Everything from the first line down to the line containing "-2.64, -1.37, 0.00];" is to be retyped exactly, both ends included, with pictures left out.

[BEGIN]

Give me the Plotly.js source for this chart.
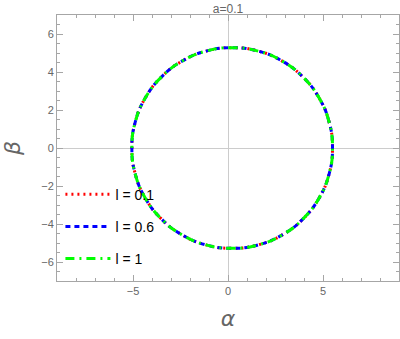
<!DOCTYPE html>
<html>
<head>
<meta charset="utf-8">
<script src="https://cdn.plot.ly/plotly-3.0.1.min.js"></script>
<style>
  html, body { margin: 0; padding: 0; background: #fff; }
  #chart { width: 400px; height: 339px; }
</style>
</head>
<body>
<div id="chart"></div>
<script>
// shadow boundary (a = 0.1), counter-clockwise from the right edge
const alpha = [5.50, 5.32, 4.79, 3.95, 2.86, 1.59, 0.22, -1.15, -2.42, -3.51, -4.35, -4.88, -5.06,
               -4.88, -4.35, -3.51, -2.42, -1.15, 0.22, 1.59, 2.86, 3.95, 4.79, 5.32, 5.50];
const beta  = [0.00, 1.37, 2.64, 3.73, 4.57, 5.10, 5.28, 5.10, 4.57, 3.73, 2.64, 1.37, 0.00,
               -1.37, -2.64, -3.73, -4.57, -5.10, -5.28, -5.10, -4.57, -3.73, -2.64, -1.37, 0.00];

const labels = ['l = 0.1', 'l = 0.6', 'l = 1'];
const colors = ['#ff0000', '#0000ff', '#00ff00'];
const dashes = ['2px,4px', '5px,4px', '9px,5px,2px,5px'];

const traces = labels.map((name, i) => ({
    x: alpha, y: beta,
    mode: 'lines', name: name,
    legendgroup: 'g' + i,
    line: { color: colors[i], width: 3, dash: dashes[i], shape: 'spline', smoothing: 1.3 },
    hoverinfo: 'skip',
}));

const AXIS = {
    showgrid: false,
    zeroline: true, zerolinecolor: '#cccccc', zerolinewidth: 1,
    showline: true, linecolor: '#a6a6a6', linewidth: 1, mirror: 'ticks',
    ticks: 'inside', ticklen: 6, tickcolor: '#a6a6a6',
    tickfont: { family: 'Liberation Sans, Arial, sans-serif', size: 11, color: '#666666' },
};

Plotly.newPlot('chart', traces, {
    width: 400, height: 339,
    paper_bgcolor: '#ffffff', plot_bgcolor: '#ffffff',
    margin: { l: 57, r: 1, t: 15, b: 58 },
    title: {
        text: 'a=0.1', x: 0.57, xanchor: 'center', y: 0.975, yanchor: 'middle',
        font: { family: 'Liberation Sans, Arial, sans-serif', size: 12, color: '#666666' },
    },
    xaxis: {
        ...AXIS, range: [-9, 9], tickvals: [-5, 0, 5], ticktext: ['\u22125', '0', '5'],
        minor: { dtick: 1, ticks: 'inside', ticklen: 3, tickcolor: '#a6a6a6', showgrid: false },
        title: { text: '\u03b1', standoff: 14,
            font: { family: 'DejaVu Sans, sans-serif', size: 22, color: '#666666', style: 'italic' } },
    },
    yaxis: {
        ...AXIS, range: [-7, 7], tickvals: [-6, -4, -2, 0, 2, 4, 6],
        ticktext: ['\u22126', '\u22124', '\u22122', '0', '2', '4', '6'],
        minor: { dtick: 0.5, ticks: 'inside', ticklen: 3, tickcolor: '#a6a6a6', showgrid: false },
        title: { text: '\u03b2', standoff: 14,
            font: { family: 'DejaVu Sans, sans-serif', size: 22, color: '#666666', style: 'italic' } },
    },
    showlegend: true,
    legend: {
        x: 0.01, xanchor: 'left', y: 0.385, yanchor: 'top',
        bgcolor: 'rgba(0,0,0,0)', borderwidth: 0,
        traceorder: 'grouped', tracegroupgap: 11, itemwidth: 45,
        font: { family: 'Liberation Sans, Arial, sans-serif', size: 14, color: '#000000' },
    },
}, { displayModeBar: false, staticPlot: true });
</script>
</body>
</html>
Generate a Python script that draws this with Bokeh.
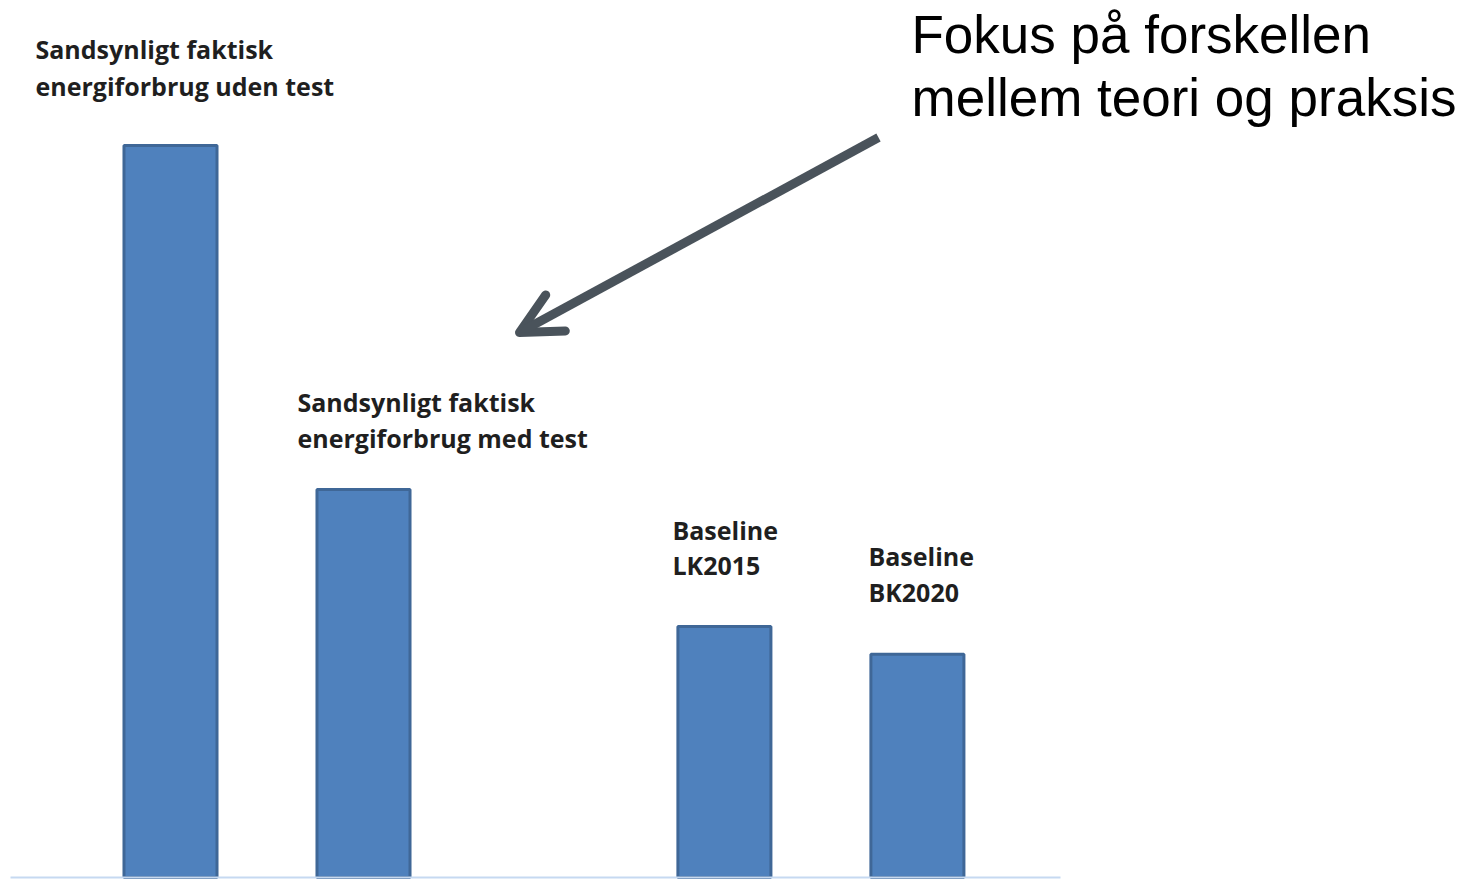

[END]

→ **Finished answer**
Give me the Plotly.js source for this chart.
<!DOCTYPE html>
<html>
<head>
<meta charset="utf-8">
<script src="https://cdn.plot.ly/plotly-3.0.1.min.js"></script>
<style>
  html, body { margin: 0; padding: 0; background: #fff; }
  #chart { width: 400px; height: 339px; }
</style>
</head>
<body>
<div id="chart"></div>
<script>
// shadow boundary (a = 0.1), counter-clockwise from the right edge
const alpha = [5.50, 5.32, 4.79, 3.95, 2.86, 1.59, 0.22, -1.15, -2.42, -3.51, -4.35, -4.88, -5.06,
               -4.88, -4.35, -3.51, -2.42, -1.15, 0.22, 1.59, 2.86, 3.95, 4.79, 5.32, 5.50];
const beta  = [0.00, 1.37, 2.64, 3.73, 4.57, 5.10, 5.28, 5.10, 4.57, 3.73, 2.64, 1.37, 0.00,
               -1.37, -2.64, -3.73, -4.57, -5.10, -5.28, -5.10, -4.57, -3.73, -2.64, -1.37, 0.00];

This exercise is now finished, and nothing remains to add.